Items listed in a dataset:
================================

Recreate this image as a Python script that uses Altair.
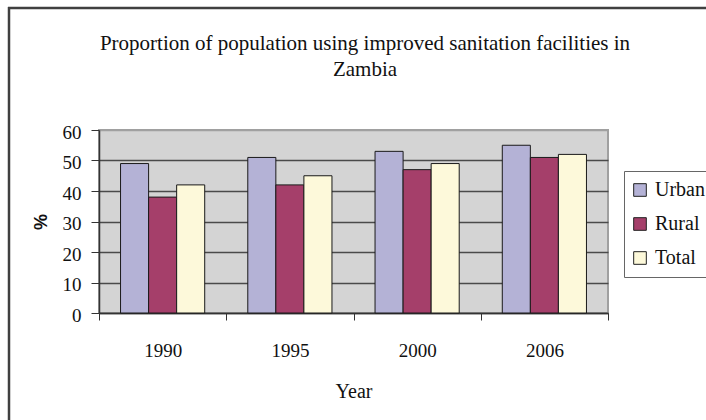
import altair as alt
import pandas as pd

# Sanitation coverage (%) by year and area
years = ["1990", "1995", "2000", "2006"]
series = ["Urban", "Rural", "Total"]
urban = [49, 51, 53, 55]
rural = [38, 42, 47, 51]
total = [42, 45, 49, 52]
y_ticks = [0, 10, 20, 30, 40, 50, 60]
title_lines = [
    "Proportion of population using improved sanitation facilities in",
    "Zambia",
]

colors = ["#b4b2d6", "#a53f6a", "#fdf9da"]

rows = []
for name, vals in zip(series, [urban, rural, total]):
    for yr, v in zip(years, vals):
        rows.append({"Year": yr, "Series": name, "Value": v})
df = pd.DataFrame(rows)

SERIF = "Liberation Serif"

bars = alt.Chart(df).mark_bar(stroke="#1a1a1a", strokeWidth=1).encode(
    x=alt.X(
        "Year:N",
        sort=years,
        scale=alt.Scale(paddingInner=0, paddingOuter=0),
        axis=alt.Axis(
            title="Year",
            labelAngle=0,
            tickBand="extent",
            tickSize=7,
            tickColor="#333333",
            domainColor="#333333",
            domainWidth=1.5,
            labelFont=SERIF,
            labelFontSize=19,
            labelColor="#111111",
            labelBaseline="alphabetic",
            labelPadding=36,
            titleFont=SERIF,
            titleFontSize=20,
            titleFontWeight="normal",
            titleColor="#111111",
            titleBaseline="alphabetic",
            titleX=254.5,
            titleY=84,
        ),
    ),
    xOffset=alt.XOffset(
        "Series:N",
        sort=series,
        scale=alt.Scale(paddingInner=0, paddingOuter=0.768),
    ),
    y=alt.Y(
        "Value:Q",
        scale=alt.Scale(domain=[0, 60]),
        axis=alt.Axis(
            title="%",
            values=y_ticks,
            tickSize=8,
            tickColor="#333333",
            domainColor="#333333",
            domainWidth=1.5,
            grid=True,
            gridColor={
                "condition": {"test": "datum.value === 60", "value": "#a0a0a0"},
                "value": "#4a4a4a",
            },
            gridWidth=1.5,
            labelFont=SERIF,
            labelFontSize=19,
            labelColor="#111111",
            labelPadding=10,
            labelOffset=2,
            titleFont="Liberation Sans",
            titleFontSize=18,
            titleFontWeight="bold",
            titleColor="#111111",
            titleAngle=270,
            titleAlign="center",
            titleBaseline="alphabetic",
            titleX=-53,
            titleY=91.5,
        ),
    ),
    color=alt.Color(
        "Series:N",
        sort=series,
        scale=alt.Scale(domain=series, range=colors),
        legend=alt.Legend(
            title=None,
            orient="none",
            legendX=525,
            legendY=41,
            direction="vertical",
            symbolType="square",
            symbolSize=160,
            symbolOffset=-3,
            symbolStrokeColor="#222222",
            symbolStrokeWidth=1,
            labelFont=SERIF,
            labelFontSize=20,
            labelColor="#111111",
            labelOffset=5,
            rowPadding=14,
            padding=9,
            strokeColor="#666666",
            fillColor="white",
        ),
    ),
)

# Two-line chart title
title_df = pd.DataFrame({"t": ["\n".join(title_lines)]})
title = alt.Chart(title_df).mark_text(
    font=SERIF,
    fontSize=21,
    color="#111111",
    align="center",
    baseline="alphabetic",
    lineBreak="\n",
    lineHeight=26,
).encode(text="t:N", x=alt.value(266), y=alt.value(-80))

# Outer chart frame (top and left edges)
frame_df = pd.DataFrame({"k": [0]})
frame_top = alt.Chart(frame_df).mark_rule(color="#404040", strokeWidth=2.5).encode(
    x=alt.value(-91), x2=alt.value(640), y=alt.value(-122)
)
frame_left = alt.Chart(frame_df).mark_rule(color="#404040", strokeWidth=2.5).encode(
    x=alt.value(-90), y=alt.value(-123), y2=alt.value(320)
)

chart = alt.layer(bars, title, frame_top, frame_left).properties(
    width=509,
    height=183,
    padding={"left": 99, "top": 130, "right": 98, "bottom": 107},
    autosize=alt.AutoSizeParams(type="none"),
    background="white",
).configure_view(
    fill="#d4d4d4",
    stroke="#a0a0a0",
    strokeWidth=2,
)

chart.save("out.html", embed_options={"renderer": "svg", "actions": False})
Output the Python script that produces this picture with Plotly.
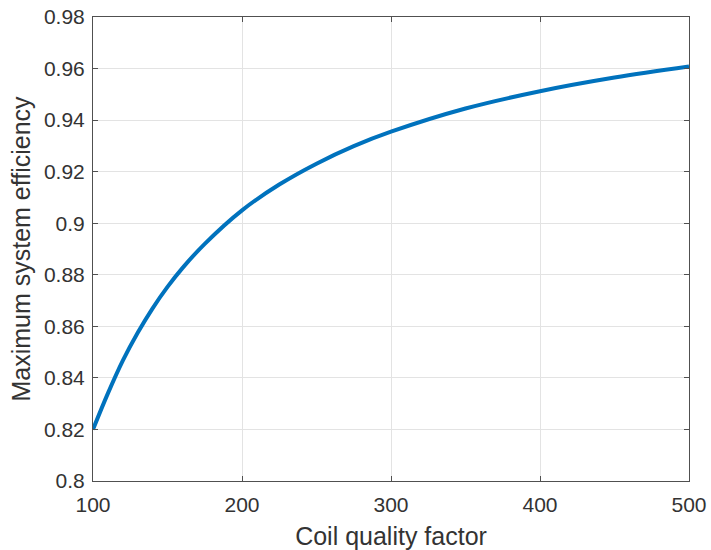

================================

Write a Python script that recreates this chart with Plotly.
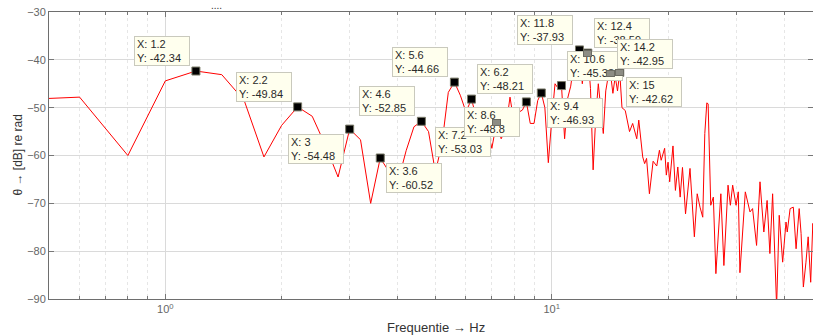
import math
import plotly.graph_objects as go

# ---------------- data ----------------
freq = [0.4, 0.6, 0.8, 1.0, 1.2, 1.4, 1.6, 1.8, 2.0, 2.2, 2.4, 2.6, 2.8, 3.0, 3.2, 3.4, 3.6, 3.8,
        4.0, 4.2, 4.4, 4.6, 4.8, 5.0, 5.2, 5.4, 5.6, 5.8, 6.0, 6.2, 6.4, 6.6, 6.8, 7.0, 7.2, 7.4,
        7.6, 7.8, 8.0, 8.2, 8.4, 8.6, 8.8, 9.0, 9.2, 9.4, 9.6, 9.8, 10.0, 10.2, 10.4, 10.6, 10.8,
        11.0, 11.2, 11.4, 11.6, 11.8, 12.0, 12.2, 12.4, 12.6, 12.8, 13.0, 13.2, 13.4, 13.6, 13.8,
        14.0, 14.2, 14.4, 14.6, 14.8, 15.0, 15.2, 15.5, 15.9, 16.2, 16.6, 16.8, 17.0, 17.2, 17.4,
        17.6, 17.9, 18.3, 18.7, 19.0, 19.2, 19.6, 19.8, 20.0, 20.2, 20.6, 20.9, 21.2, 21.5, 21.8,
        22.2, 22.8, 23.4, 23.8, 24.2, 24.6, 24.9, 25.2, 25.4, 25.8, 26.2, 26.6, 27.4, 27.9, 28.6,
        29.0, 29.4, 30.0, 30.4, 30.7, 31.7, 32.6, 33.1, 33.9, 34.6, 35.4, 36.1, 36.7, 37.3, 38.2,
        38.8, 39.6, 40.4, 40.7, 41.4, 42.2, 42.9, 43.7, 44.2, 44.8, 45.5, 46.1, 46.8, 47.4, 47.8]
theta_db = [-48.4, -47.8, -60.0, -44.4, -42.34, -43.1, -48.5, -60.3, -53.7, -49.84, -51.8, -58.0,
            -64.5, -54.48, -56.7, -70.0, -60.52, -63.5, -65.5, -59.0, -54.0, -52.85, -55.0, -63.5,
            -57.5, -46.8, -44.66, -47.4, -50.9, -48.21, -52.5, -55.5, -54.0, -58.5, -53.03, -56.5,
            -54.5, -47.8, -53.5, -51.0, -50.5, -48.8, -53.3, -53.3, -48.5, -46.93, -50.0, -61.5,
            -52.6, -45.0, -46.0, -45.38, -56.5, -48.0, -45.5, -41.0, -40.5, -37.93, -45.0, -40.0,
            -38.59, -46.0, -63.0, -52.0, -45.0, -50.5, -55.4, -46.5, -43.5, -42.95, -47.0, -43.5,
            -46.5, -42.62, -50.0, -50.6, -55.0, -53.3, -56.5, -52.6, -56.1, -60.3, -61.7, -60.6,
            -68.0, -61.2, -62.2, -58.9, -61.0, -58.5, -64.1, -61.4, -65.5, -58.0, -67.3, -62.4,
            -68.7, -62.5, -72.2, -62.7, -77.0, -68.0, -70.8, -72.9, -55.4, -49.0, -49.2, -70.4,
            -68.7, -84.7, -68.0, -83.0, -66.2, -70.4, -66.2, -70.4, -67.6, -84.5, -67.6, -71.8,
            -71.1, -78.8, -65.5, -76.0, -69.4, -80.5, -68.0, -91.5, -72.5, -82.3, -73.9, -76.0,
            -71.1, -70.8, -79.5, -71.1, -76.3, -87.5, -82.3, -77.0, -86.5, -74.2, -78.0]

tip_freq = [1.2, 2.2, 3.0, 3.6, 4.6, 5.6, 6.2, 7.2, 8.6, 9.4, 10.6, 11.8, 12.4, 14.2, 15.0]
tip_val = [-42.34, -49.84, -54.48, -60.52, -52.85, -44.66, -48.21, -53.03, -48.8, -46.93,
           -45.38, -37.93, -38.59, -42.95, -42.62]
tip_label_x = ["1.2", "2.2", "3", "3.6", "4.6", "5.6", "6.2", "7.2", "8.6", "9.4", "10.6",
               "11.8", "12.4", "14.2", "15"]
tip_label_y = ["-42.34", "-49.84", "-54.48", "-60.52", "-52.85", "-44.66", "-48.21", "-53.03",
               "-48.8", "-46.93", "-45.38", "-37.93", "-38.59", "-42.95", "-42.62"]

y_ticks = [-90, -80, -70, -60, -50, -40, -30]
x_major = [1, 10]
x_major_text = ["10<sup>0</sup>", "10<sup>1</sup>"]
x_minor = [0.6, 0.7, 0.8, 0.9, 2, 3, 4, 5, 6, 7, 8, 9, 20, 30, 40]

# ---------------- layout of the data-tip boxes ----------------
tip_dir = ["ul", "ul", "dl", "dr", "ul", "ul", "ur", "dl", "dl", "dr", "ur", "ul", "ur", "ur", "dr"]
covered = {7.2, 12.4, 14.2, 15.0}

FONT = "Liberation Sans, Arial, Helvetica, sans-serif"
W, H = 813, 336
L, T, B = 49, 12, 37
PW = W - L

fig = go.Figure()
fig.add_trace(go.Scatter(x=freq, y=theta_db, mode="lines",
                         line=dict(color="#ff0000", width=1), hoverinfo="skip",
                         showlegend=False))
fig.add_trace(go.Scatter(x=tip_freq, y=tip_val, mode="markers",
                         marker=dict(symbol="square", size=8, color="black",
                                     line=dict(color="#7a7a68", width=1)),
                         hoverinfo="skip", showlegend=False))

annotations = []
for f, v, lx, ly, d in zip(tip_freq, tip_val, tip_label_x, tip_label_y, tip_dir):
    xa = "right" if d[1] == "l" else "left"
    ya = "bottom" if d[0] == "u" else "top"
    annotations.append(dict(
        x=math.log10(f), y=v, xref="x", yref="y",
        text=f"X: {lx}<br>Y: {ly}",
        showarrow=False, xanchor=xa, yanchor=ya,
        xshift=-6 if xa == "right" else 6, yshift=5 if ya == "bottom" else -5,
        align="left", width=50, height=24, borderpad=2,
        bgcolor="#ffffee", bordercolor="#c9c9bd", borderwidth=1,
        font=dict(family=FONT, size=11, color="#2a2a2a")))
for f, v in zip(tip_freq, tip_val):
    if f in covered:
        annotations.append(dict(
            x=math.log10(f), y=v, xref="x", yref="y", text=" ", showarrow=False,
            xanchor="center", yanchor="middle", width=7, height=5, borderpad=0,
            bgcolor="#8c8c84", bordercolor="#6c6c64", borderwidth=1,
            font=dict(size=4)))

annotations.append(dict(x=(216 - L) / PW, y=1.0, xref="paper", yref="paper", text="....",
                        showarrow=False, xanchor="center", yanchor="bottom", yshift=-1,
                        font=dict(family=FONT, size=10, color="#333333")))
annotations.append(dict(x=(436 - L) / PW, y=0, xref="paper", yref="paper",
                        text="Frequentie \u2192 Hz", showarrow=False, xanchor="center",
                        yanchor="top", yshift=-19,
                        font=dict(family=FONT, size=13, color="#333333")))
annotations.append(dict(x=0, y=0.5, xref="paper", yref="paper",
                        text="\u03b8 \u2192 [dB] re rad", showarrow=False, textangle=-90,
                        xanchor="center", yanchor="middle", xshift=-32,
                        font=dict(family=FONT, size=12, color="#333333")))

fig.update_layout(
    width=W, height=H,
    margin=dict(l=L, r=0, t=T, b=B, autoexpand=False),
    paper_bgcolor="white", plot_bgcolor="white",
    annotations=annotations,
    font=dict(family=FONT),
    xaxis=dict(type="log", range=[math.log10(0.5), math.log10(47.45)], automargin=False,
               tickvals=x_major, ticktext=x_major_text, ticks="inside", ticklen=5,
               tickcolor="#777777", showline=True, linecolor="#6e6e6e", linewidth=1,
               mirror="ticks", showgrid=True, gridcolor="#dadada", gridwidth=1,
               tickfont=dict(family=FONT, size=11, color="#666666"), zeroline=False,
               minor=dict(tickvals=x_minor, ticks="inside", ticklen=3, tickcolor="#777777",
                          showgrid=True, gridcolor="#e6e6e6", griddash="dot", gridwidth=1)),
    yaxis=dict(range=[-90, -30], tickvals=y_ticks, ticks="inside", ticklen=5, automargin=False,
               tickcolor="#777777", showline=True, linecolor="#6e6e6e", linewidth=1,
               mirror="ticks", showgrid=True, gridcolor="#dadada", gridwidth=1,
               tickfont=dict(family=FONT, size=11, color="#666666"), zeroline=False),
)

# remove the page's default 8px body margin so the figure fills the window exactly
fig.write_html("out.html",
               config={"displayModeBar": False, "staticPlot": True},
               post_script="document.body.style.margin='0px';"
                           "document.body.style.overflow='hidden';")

================================

**Your instructions:** Skip all pictures and retype only the stretch from the line that holds "Recreate this image" through the line that holds "import pandas as pd", exactly as written.

**Task response:**
Recreate this image as a Python script that uses Altair.
import altair as alt
import pandas as pd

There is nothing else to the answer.